Well, Rob and I did visit Mother a couple of weeks ago. There isn't all that much to report from that. She was in a new room at The Birches, a shared room with another resident. But the shared rooms at The Birches are very nice. A full wall separates the beds with a common living area. All her things were moved over, although the pictures weren't put back up on the wall since another move would be imminent.

I don't recall that she spoke while we were there. Rob and I looked through the old yearbooks, which included the years of each of our graduations from the same school. So that provided some diversion as we showed Mother various pictures of us and her and others she worked with for so many years. We stayed about an hour and laid her down on the bed before we left. She was pretty tired.

In the intervening weeks things could not be worked out for Medicaid in time to get the bed available at Pine Rock Manor, where Rob and I had left a deposit on Mother's Day. A note from David tonight indicates that tomorrow she will move to The Clough Center in New London, NH. This was the place that Rob looked at right after we both looked at the place in Concord that looked to me like a prison cell.

Rob's report (and he sent me pictures) was that The Clough Center was quite nice and with it's affiliation with one of the best hospitals around, that is a plus. The negative for me is that it is a full three hours one way (without traffic) from me. But it is only half an hour from where Rob now lives. Apparently she will be with two other residents to begin with. I don't know any other details at this point. Since I didn't know this was coming and have a full day booked in the office tomorrow, I won't be able to be there for the move. Of course it is also much further from where David lives and I wonder if he will move. I don't know. He is renting now, so it is possible.

I have a lot of anxiety. I know the move has to happen and The Clough Center has a good reputation, including from some of our extended family who have some experience with it. When Rob first visited there months ago I liked what I found on the web, including several artists whose websites listed the Clough Center as a place where they performed or displayed their art. Colby-Sawyer College also has a student program there. All good.

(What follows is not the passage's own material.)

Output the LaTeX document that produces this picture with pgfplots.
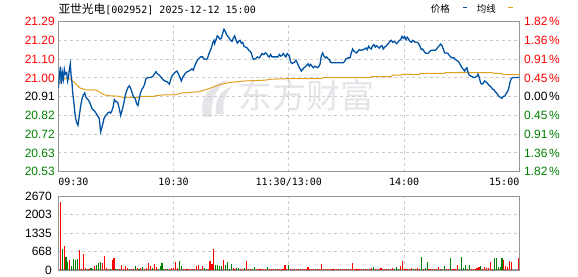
\documentclass[border=0pt]{standalone}
\usepackage{pgfplots}
\pgfplotsset{compat=1.18}
\usepackage{fontspec}
\setmainfont{Liberation Sans}
\newfontfamily\cjk{Noto Sans CJK SC}
\newfontfamily\mono{DejaVu Sans Mono}
\definecolor{pblue}{RGB}{0,82,164}
\definecolor{porange}{RGB}{226,160,32}
\definecolor{vred}{RGB}{255,0,0}
\definecolor{vgreen}{RGB}{0,128,0}
\definecolor{gridc}{RGB}{204,204,204}
\definecolor{framec}{RGB}{150,150,150}
\definecolor{wm}{RGB}{228,228,233}
\begin{document}
\begin{tikzpicture}
\useasboundingbox (0pt,0pt) rectangle (578pt,276pt);
\begin{scope}[x=1pt,y=1pt]
% watermark
\fill[wm] (204,159) .. controls (198,175) and (208,192) .. (228,196) .. controls (214,186) and (210,172) .. (212,159) -- cycle;
\fill[wm] (216,162) .. controls (214,175) and (220,186) .. (232,190) .. controls (224,180) and (222,172) .. (224,162) -- cycle;
\node[anchor=west, inner sep=0pt, text=wm] at (238,181) {\cjk\fontsize{34}{34}\selectfont 东方财富};
% title and legend
\node[anchor=west, inner sep=0pt] at (58.3,267) {\cjk\fontsize{11.7}{12}\selectfont 亚世光电\mono\fontsize{10}{12}\selectfont[002952] 2025-12-12 15:00};
\node[anchor=west, inner sep=0pt] at (430.7,267.5) {\cjk\fontsize{9.5}{10}\selectfont 价格};
\fill[pblue] (462.7,267.5) rectangle (467.3,269.3);
\node[anchor=west, inner sep=0pt] at (476.7,267.5) {\cjk\fontsize{9.5}{10}\selectfont 均线};
\fill[porange] (508.3,267.5) rectangle (512.7,269.3);
\end{scope}

% price axis
\begin{axis}[at={(58.3pt,104.3pt)}, anchor=south west, scale only axis,
  width=461pt, height=150pt,
  xmin=0, xmax=240, ymin=20.5294, ymax=21.2906,
  axis line style={framec, line width=1.2pt},
  major tick length=0pt,
  xtick={0,60,120,180,240},
  xticklabels={\makebox[0pt][l]{09:30},10:30,11:30/13:00,14:00,\makebox[0pt][r]{15:00}},
  xticklabel style={font=\mono\fontsize{10}{10}\selectfont, inner sep=0pt, yshift=-6.3pt},
  ytick={20.5294,20.6246,20.7197,20.8149,20.9100,21.0052,21.1003,21.1955,21.2906},
  yticklabels={\textcolor{vgreen}{20.53},\textcolor{vgreen}{20.63},\textcolor{vgreen}{20.72},\textcolor{vgreen}{20.82},\textcolor{black}{20.91},\textcolor{vred}{21.00},\textcolor{vred}{21.10},\textcolor{vred}{21.20},\textcolor{vred}{21.29}},
  yticklabel style={font=\fontsize{12}{12}\selectfont, inner sep=0pt, xshift=-3.3pt},
  grid=major, grid style={gridc, dash pattern=on 3pt off 3pt, line width=0.9pt},
]
\addplot[porange, line width=1pt] coordinates {
(0,20.974) (1.41,20.990) (2.27,20.999) (5.74,21.002) (7.48,20.990) (9.21,20.974) (10.95,20.957) (11.82,20.952) (14.42,20.945) (18.76,20.945) (20.49,20.940) (22.23,20.929) (23.96,20.919) (26.56,20.915) (31.77,20.912) (33.50,20.907) (42.18,20.907) (43.91,20.912) (49.99,20.912) (50.85,20.915) (54.32,20.919) (60.92,20.920)
(64.40,20.929) (73.07,20.935) (76.54,20.945) (80.01,20.957) (83.48,20.969) (88.69,20.982) (97.36,20.990) (107.77,20.994) (111.24,20.999) (121.3,21.002)
(136.92,21.002) (137.96,21.007) (162.08,21.007) (162.95,21.012) (173.36,21.012) (174.05,21.019) (178.56,21.019) (178.91,21.024)
(187.94,21.022) (188.46,21.029) (201.13,21.029) (201.47,21.032) (226.11,21.032) (226.81,21.029) (230.97,21.027) (231.66,21.022) (240,21.022)
};
\addplot[pblue, line width=1.3pt] coordinates {
(0,20.952) (1.06,21.062) (1.58,20.974) (2.10,21.032) (2.62,20.999) (3.14,21.049) (3.66,21.024) (4.35,21.032) (4.88,20.990) (5.40,21.015) (5.74,21.049) (6.26,21.077) (6.61,21.024) (7.13,20.982) (7.48,20.932) (8.17,20.874) (8.87,20.807) (9.56,20.779) (10.25,20.765) (10.95,20.815) (11.64,20.862) (12.34,20.899) (13.03,20.919) (13.72,20.929) (14.42,20.907) (15.46,20.895) (16.15,20.885) (16.85,20.869) (17.54,20.849) (18.24,20.844) (19.28,20.832) (20.32,20.815) (21.36,20.799) (21.70,20.765) (22.05,20.732) (22.57,20.749) (23.09,20.769) (23.79,20.799) (24.48,20.812) (25.18,20.819) (25.87,20.829) (26.56,20.832) (27.26,20.827) (27.95,20.840) (28.65,20.862) (29.17,20.895) (30.03,20.885) (30.90,20.882) (31.77,20.849) (32.46,20.815) (32.98,20.832) (33.50,20.852) (34.20,20.882) (34.89,20.919) (35.59,20.940) (36.28,20.957) (36.97,20.965) (37.67,20.952) (38.36,20.932) (39.06,20.912) (40.10,20.899) (40.79,20.874) (41.48,20.865) (42.18,20.902) (42.87,20.932) (43.57,20.949) (44.26,20.957) (44.95,20.974) (45.65,21.002) (46.69,21.007) (47.73,21.007) (49.12,21.012) (50.16,21.027) (50.85,21.037) (51.55,21.027) (52.59,21.019) (53.63,21.007) (54.67,20.995) (55.71,20.989) (56.75,20.985) (57.79,20.974) (58.31,20.990) (58.83,21.007)
(59.19,21.015) (60.58,21.032) (61.79,21.040) (62.66,21.024) (63.53,21.002) (64.05,20.990) (64.74,21.007) (65.78,21.024) (66.82,21.035) (67.87,21.040) (68.73,21.045) (69.60,21.052) (70.29,21.045) (70.99,21.065) (71.68,21.082) (72.38,21.095) (73.07,21.102) (74.11,21.112) (75.15,21.112) (75.85,21.102) (76.89,21.099) (77.58,21.102) (78.28,21.124) (78.97,21.141) (79.66,21.157) (80.36,21.182) (81.05,21.196) (81.40,21.179) (82.09,21.199) (82.79,21.219) (83.48,21.212) (84.17,21.202) (84.87,21.207) (85.56,21.232) (86.26,21.252) (86.95,21.241) (87.64,21.224) (88.34,21.216) (89.03,21.207) (89.73,21.196) (90.42,21.191) (91.11,21.207) (91.81,21.219) (92.50,21.199) (93.20,21.182) (93.89,21.191) (94.58,21.196) (95.28,21.182) (95.97,21.186) (96.67,21.166) (97.36,21.162) (98.40,21.157) (99.10,21.146) (99.79,21.141) (100.48,21.132) (101.18,21.107) (101.87,21.099) (102.57,21.102) (103.61,21.112) (104.65,21.107) (105.34,21.116) (106.04,21.129) (107.08,21.124) (107.77,21.132) (108.46,21.129) (109.16,21.116) (109.85,21.112) (110.55,21.124) (111.24,21.112) (112.28,21.112) (113.32,21.112) (114.36,21.112) (115.06,21.124) (115.75,21.116) (116.45,21.119) (117.14,21.129) (117.83,21.119) (118.53,21.112) (119.22,21.129)
(120.26,21.119) (120.96,21.085) (121.65,21.079) (122.35,21.082) (123.04,21.085) (123.73,21.095) (124.43,21.082) (125.12,21.065) (125.82,21.052) (126.51,21.040) (127.20,21.049) (127.90,21.057) (128.59,21.062) (129.29,21.069) (129.98,21.077) (130.67,21.065) (131.37,21.074) (132.06,21.065) (132.76,21.057) (133.45,21.065) (134.14,21.062) (134.84,21.057) (135.53,21.062) (136.23,21.074) (136.92,21.116) (137.61,21.132) (138.31,21.116) (139.00,21.107) (139.70,21.112) (140.39,21.102) (141.08,21.099) (141.78,21.085) (142.47,21.082) (148.37,21.082) (149.07,21.090) (149.76,21.102) (150.80,21.107) (151.84,21.107) (152.54,21.132) (153.23,21.152) (153.92,21.141) (154.62,21.136) (155.31,21.132) (156.01,21.141) (156.70,21.149) (157.39,21.146) (158.09,21.146) (158.78,21.149) (159.48,21.152) (160.17,21.157) (160.86,21.149) (161.56,21.166) (162.25,21.157) (162.95,21.152) (163.64,21.169) (164.33,21.174) (165.03,21.162) (165.72,21.169) (166.42,21.162) (167.11,21.157) (167.80,21.166) (168.50,21.169) (169.19,21.152) (169.89,21.162) (170.58,21.166) (171.27,21.174) (171.97,21.182) (172.66,21.191) (173.36,21.196) (174.05,21.186) (174.74,21.191) (175.44,21.186) (176.13,21.179) (176.83,21.186) (177.52,21.196) (178.21,21.199)
(178.92,21.216) (179.61,21.207) (180.31,21.216) (181.00,21.199) (181.70,21.212) (182.39,21.202) (183.08,21.191) (183.78,21.186) (184.47,21.196) (185.17,21.191) (185.86,21.186) (186.90,21.186) (187.60,21.179) (188.29,21.166) (188.98,21.149) (189.68,21.152) (190.37,21.141) (191.07,21.132) (192.11,21.129) (192.80,21.132) (193.49,21.141) (194.19,21.146) (195.23,21.146) (196.27,21.146) (196.96,21.152) (197.66,21.162) (198.35,21.169) (199.05,21.177) (199.74,21.169) (200.43,21.152) (201.13,21.132) (202.17,21.132) (202.86,21.129) (203.56,21.119) (204.25,21.112) (204.95,21.107) (205.99,21.107) (206.68,21.099) (207.37,21.095) (208.07,21.090) (208.76,21.082) (209.46,21.069) (210.15,21.057) (210.84,21.049) (211.54,21.040) (212.23,21.052) (212.75,21.057) (213.27,21.035) (213.97,21.019) (214.66,21.015) (215.36,21.012) (216.05,21.007) (216.74,21.007) (217.44,21.012) (218.13,21.015) (218.48,21.024) (219.17,21.007) (219.87,20.979) (220.56,20.974) (221.25,20.979) (221.95,20.990) (222.64,20.985) (223.34,20.979) (224.03,20.969) (224.72,20.965) (225.42,20.957) (226.11,20.949) (226.81,20.945) (227.50,20.935) (228.19,20.929) (228.89,20.919) (229.58,20.910) (230.28,20.907) (230.97,20.902) (231.66,20.912) (232.36,20.912) (233.05,20.924) (233.74,20.935) (234.44,20.949) (235.13,20.982) (235.83,21.002) (236.52,21.007) (240,21.007)
};
\end{axis}

% percentage labels on the right
\begin{axis}[at={(58.3pt,104.3pt)}, anchor=south west, scale only axis,
  width=461pt, height=150pt,
  xmin=0, xmax=240, ymin=-1.82, ymax=1.82,
  axis line style={draw=none}, major tick length=0pt,
  xtick=\empty,
  ytick={-1.82,-1.365,-0.91,-0.455,0,0.455,0.91,1.365,1.82},
  yticklabel pos=right,
  yticklabels={\textcolor{vgreen}{1.82\hspace{1.6pt}\%},\textcolor{vgreen}{1.36\hspace{1.6pt}\%},\textcolor{vgreen}{0.91\hspace{1.6pt}\%},\textcolor{vgreen}{0.45\hspace{1.6pt}\%},\textcolor{black}{0.00\hspace{1.6pt}\%},\textcolor{vred}{0.45\hspace{1.6pt}\%},\textcolor{vred}{0.91\hspace{1.6pt}\%},\textcolor{vred}{1.36\hspace{1.6pt}\%},\textcolor{vred}{1.82\hspace{1.6pt}\%}},
  yticklabel style={font=\fontsize{12}{12}\selectfont, inner sep=0pt, anchor=west, xshift=4.7pt},
]
\end{axis}

% volume axis
\begin{axis}[at={(58.3pt,6pt)}, anchor=south west, scale only axis,
  width=461pt, height=73.7pt,
  xmin=0, xmax=240, ymin=0, ymax=2670,
  axis line style={framec, line width=1.2pt},
  major tick length=0pt,
  xtick={60,120,180}, xticklabels={},
  ytick={0,668,1335,2003,2670},
  yticklabels={0,668,1335,2003,2670},
  yticklabel style={font=\fontsize{12}{12}\selectfont, inner sep=0pt, xshift=-6.3pt},
  grid=major, grid style={gridc, dash pattern=on 3pt off 3pt, line width=0.9pt},
]
\addplot[ycomb, vred, line width=1.1pt, mark=none] coordinates {
(1,2464) (3,870) (6,362) (11,725) (12,36) (13,580) (14,72) (16,36) (19,145) (23,266) (24,507) (25,72) (26,36) (28,362) (29,435) (32,36) (33,181) (34,36) (35,145) (36,72) (38,36) (39,36) (41,72) (43,72) (45,36) (46,72) (47,254) (48,145) (50,217) (51,109) (56,36) (58,36) (59,72) (60,72) (61,290) (62,72)
(65,36) (66,36) (67,36) (68,36) (69,36) (70,36) (71,36) (72,145) (73,181) (74,36) (75,145) (78,36) (79,326) (80,217) (81,761) (86,362) (91,72) (92,36) (95,36) (96,36) (98,326) (99,36) (100,36)
(103,36) (104,36) (105,36) (106,36) (107,36) (108,36) (110,36) (111,36) (112,36) (113,36) (114,36) (115,36) (116,36) (117,36) (118,181) (119,36)
(121,36) (122,36) (123,36) (124,36) (125,36) (126,36) (127,36) (128,36) (129,36) (130,109) (131,36) (132,36) (133,36) (134,36) (135,36) (136,36) (137,217)
(138,36) (139,36) (140,36) (141,36) (142,36) (143,36) (144,36) (145,36) (146,36) (147,36) (148,36) (149,36) (150,36) (151,36) (152,36) (153,254)
(154,36) (155,36) (156,36) (157,36) (158,36) (159,36) (160,36) (161,36) (162,36) (163,72) (165,36) (166,36) (167,36) (168,72) (169,36) (170,36) (171,36) (172,36) (173,36) (174,72)
(178,145) (179,326) (180,36) (181,36) (182,36) (183,36) (184,72) (186,36) (187,72) (188,36) (190,36) (193,36) (194,36) (195,36) (196,36) (197,36) (198,109) (199,36) (202,36) (203,36) (205,36) (206,36) (207,36) (208,181)
(213,36) (215,36) (216,36) (217,36) (218,72) (219,109) (221,36) (222,109) (223,72) (224,72) (225,290) (226,36) (232,362) (233,145) (234,109) (235,326) (236,290) (239.5,435)
};
\addplot[ycomb, vgreen, line width=1.1pt, mark=none] coordinates {
(2,761) (4,471) (5,290) (7,145) (8,399) (9,362) (10,399) (15,36) (17,72) (18,36) (20,181) (21,266) (22,302) (27,36) (30,36) (31,36) (37,36) (40,145) (42,36) (44,109) (49,72) (52,36) (53,145) (54,254) (55,36) (57,36) (63,326) (64,145)
(76,72) (77,36) (82,181) (83,181) (84,145) (85,145) (87,181) (88,290) (89,36) (90,217) (93,72) (94,72) (97,72) (101,36) (102,109) (109,109) (120,181) (164,109) (175,36) (176,109) (177,36) (185,36)
(189,471) (191,72) (192,290) (200,36) (201,145) (204,435) (209,36) (210,471) (211,72) (212,181) (214,181) (220,145) (227,435) (228,435) (229,109) (230,109) (231,435)
};
\end{axis}
\end{tikzpicture}
\end{document}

But of course she won't understand what is happening or why. At least I think she won't. It's one of the hardest things in this disease. We have no idea what she understands--whether the problems are greater in communication than perception. I wonder if she will notice that there are no more familiar faces from day to day. But then I don't know if the faces she now sees every day are familiar or if they seem new to her each time.

I just want her to feel as happy and contented as she can. When I think about what I hope for her, my eyes well up. I can have no part in helping it be one way or another. Que sera, sera as it were.

So for those of you who might read this soon, please pray for a smooth and happy transition. And pray for the staff at the Clough Center as they provide not only for my mother's care but for all those who find themselves in such circumstances.